┌─ RECORD SET

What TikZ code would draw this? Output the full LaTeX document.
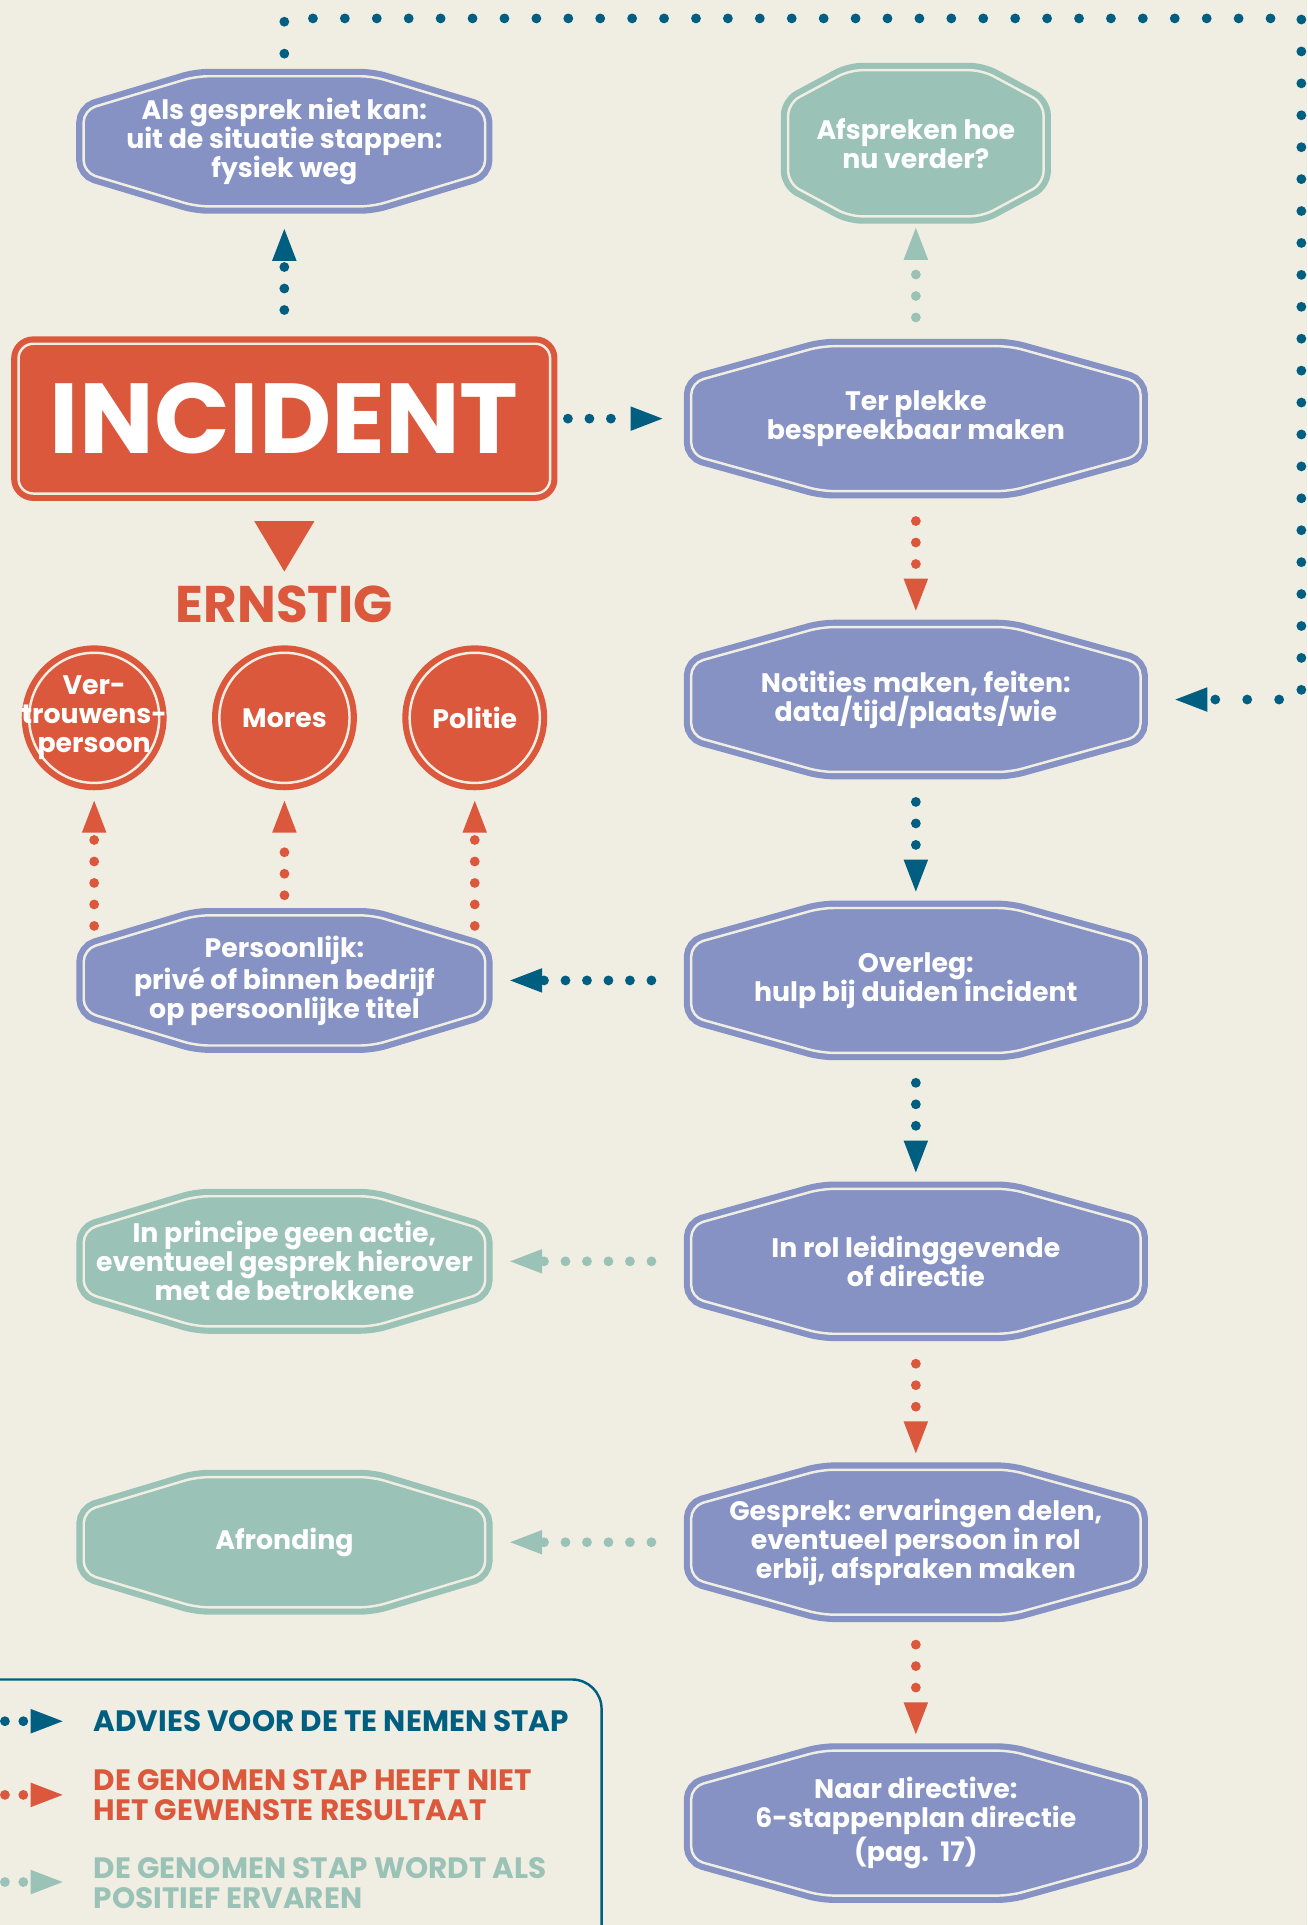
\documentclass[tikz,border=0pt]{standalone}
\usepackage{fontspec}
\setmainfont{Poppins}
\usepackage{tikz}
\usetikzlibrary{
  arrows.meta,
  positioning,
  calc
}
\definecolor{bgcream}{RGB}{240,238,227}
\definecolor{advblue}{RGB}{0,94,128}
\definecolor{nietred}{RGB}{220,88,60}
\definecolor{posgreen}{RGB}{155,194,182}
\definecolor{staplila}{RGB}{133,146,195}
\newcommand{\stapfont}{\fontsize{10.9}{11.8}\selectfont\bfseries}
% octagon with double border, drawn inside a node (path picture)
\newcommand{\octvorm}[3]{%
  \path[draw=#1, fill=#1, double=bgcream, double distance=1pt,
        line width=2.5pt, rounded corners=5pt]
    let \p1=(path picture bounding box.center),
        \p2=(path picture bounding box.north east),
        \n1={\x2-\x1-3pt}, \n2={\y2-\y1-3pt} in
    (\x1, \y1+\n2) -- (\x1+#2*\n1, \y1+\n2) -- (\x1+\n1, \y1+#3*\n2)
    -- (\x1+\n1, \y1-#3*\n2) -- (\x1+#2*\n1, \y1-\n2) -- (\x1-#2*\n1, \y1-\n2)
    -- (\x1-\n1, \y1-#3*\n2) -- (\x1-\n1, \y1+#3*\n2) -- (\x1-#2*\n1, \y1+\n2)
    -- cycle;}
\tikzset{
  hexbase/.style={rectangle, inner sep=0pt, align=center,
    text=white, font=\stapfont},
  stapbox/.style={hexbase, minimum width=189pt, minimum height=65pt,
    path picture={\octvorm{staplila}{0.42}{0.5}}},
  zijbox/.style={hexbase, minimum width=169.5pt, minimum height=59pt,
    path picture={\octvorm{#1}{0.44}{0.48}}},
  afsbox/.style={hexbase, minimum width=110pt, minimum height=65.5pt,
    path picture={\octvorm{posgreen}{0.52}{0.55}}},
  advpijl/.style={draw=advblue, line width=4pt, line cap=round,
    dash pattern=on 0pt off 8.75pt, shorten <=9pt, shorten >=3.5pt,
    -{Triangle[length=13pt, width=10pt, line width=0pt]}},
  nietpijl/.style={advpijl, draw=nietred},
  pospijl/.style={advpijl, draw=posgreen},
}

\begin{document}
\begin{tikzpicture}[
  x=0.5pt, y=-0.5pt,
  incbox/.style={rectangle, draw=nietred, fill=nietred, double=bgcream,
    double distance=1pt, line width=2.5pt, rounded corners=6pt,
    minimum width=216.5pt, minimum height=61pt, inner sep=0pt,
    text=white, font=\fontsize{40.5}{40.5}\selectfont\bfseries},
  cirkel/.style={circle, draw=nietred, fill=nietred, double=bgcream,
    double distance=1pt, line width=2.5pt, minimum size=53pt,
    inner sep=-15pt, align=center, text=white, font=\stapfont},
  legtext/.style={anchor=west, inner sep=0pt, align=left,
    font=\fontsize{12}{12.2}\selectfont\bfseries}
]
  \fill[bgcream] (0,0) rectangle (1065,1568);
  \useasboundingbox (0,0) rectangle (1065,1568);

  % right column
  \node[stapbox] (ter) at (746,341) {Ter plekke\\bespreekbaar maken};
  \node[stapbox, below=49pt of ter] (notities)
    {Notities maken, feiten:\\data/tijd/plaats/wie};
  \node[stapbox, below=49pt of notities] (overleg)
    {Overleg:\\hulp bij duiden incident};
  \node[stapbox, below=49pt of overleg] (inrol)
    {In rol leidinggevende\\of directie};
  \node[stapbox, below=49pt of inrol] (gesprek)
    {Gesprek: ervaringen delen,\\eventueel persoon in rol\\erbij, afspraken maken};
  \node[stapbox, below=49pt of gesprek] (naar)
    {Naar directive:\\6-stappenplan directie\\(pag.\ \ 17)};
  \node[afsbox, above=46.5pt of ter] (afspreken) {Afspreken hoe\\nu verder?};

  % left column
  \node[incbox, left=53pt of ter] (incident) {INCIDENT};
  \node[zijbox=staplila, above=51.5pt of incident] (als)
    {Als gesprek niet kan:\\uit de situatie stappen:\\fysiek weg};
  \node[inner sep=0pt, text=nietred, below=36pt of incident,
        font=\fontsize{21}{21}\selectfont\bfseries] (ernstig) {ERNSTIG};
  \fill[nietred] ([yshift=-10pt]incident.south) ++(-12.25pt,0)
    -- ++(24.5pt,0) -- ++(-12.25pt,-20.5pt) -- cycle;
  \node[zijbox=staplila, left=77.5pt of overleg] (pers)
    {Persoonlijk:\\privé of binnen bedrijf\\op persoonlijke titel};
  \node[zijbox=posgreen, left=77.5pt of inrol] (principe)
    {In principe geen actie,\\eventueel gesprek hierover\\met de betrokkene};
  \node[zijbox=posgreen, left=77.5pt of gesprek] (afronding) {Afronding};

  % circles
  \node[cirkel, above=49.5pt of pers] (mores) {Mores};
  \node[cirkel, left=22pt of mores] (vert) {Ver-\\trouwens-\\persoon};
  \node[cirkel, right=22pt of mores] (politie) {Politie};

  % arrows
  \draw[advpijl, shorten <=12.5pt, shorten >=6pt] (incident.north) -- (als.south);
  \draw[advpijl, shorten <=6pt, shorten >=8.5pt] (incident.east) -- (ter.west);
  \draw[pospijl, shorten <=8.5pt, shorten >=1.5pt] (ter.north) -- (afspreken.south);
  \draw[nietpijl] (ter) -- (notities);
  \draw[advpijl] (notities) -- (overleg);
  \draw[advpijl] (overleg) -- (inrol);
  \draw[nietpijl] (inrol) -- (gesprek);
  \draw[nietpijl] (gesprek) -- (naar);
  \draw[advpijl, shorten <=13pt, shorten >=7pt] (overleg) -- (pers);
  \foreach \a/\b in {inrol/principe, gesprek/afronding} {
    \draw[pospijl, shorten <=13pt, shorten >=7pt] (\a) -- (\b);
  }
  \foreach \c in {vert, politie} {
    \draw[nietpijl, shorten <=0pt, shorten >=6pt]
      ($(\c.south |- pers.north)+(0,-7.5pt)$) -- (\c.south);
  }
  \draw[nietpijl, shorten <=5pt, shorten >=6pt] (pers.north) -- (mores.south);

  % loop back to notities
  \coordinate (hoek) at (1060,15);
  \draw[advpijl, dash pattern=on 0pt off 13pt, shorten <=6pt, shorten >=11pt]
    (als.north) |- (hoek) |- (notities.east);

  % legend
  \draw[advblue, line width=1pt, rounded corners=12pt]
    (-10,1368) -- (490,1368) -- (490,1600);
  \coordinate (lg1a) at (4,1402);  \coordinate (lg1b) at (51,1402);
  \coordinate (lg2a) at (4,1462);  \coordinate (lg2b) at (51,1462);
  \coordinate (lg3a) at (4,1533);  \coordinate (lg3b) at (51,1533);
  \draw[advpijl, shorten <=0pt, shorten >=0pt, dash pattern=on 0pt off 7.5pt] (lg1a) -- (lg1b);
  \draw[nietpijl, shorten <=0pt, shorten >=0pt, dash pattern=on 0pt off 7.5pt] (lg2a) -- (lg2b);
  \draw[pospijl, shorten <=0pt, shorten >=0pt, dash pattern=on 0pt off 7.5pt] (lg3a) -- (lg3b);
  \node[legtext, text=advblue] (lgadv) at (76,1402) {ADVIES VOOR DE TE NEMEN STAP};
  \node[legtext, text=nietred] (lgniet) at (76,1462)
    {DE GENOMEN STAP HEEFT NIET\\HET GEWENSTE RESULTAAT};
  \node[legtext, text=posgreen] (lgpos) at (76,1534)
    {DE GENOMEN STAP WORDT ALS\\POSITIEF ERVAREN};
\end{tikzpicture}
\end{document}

└─
┌─ RECORD SET

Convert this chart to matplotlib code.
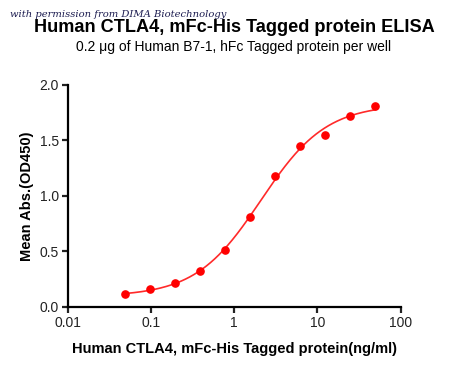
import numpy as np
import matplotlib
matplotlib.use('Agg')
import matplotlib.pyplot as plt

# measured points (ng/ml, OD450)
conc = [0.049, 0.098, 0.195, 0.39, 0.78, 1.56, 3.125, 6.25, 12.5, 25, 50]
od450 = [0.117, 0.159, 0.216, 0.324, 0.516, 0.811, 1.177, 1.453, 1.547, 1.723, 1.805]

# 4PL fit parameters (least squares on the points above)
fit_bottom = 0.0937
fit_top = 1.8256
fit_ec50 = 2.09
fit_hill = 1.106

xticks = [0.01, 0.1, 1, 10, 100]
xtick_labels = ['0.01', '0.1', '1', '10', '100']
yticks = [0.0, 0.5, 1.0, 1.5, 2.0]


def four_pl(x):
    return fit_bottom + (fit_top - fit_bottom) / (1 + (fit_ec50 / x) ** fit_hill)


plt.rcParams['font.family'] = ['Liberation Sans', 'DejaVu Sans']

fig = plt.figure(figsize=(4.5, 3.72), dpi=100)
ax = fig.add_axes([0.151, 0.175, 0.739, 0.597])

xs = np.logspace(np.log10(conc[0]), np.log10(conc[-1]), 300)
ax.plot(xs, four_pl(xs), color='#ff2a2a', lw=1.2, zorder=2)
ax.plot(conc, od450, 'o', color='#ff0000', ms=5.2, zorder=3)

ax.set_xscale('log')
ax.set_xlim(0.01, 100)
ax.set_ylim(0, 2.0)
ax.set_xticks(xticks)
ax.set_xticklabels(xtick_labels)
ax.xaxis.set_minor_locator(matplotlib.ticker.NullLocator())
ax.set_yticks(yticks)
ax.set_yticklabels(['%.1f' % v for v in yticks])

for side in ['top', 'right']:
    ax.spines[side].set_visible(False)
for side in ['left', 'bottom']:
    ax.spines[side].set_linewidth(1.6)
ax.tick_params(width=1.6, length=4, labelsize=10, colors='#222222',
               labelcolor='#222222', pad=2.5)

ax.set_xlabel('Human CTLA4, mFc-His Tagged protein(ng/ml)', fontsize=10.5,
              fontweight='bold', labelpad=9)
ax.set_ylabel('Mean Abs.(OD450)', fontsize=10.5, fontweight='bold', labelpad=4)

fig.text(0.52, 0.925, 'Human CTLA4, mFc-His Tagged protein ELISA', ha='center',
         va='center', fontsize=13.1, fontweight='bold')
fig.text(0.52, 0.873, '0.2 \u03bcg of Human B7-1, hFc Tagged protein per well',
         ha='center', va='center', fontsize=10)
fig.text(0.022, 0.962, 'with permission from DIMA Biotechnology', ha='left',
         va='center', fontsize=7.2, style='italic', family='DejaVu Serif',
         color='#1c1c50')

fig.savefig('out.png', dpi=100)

└─

REQUIREMENT >>
Extract the stretch of lines that begins at the line with "Convert this chart to matplotlib code." and ends at the line with "1.547, 1.723, 1.805]", inclusive. Omit every picture.

REPLY TO THE EXERCISE >>
Convert this chart to matplotlib code.
import numpy as np
import matplotlib
matplotlib.use('Agg')
import matplotlib.pyplot as plt

# measured points (ng/ml, OD450)
conc = [0.049, 0.098, 0.195, 0.39, 0.78, 1.56, 3.125, 6.25, 12.5, 25, 50]
od450 = [0.117, 0.159, 0.216, 0.324, 0.516, 0.811, 1.177, 1.453, 1.547, 1.723, 1.805]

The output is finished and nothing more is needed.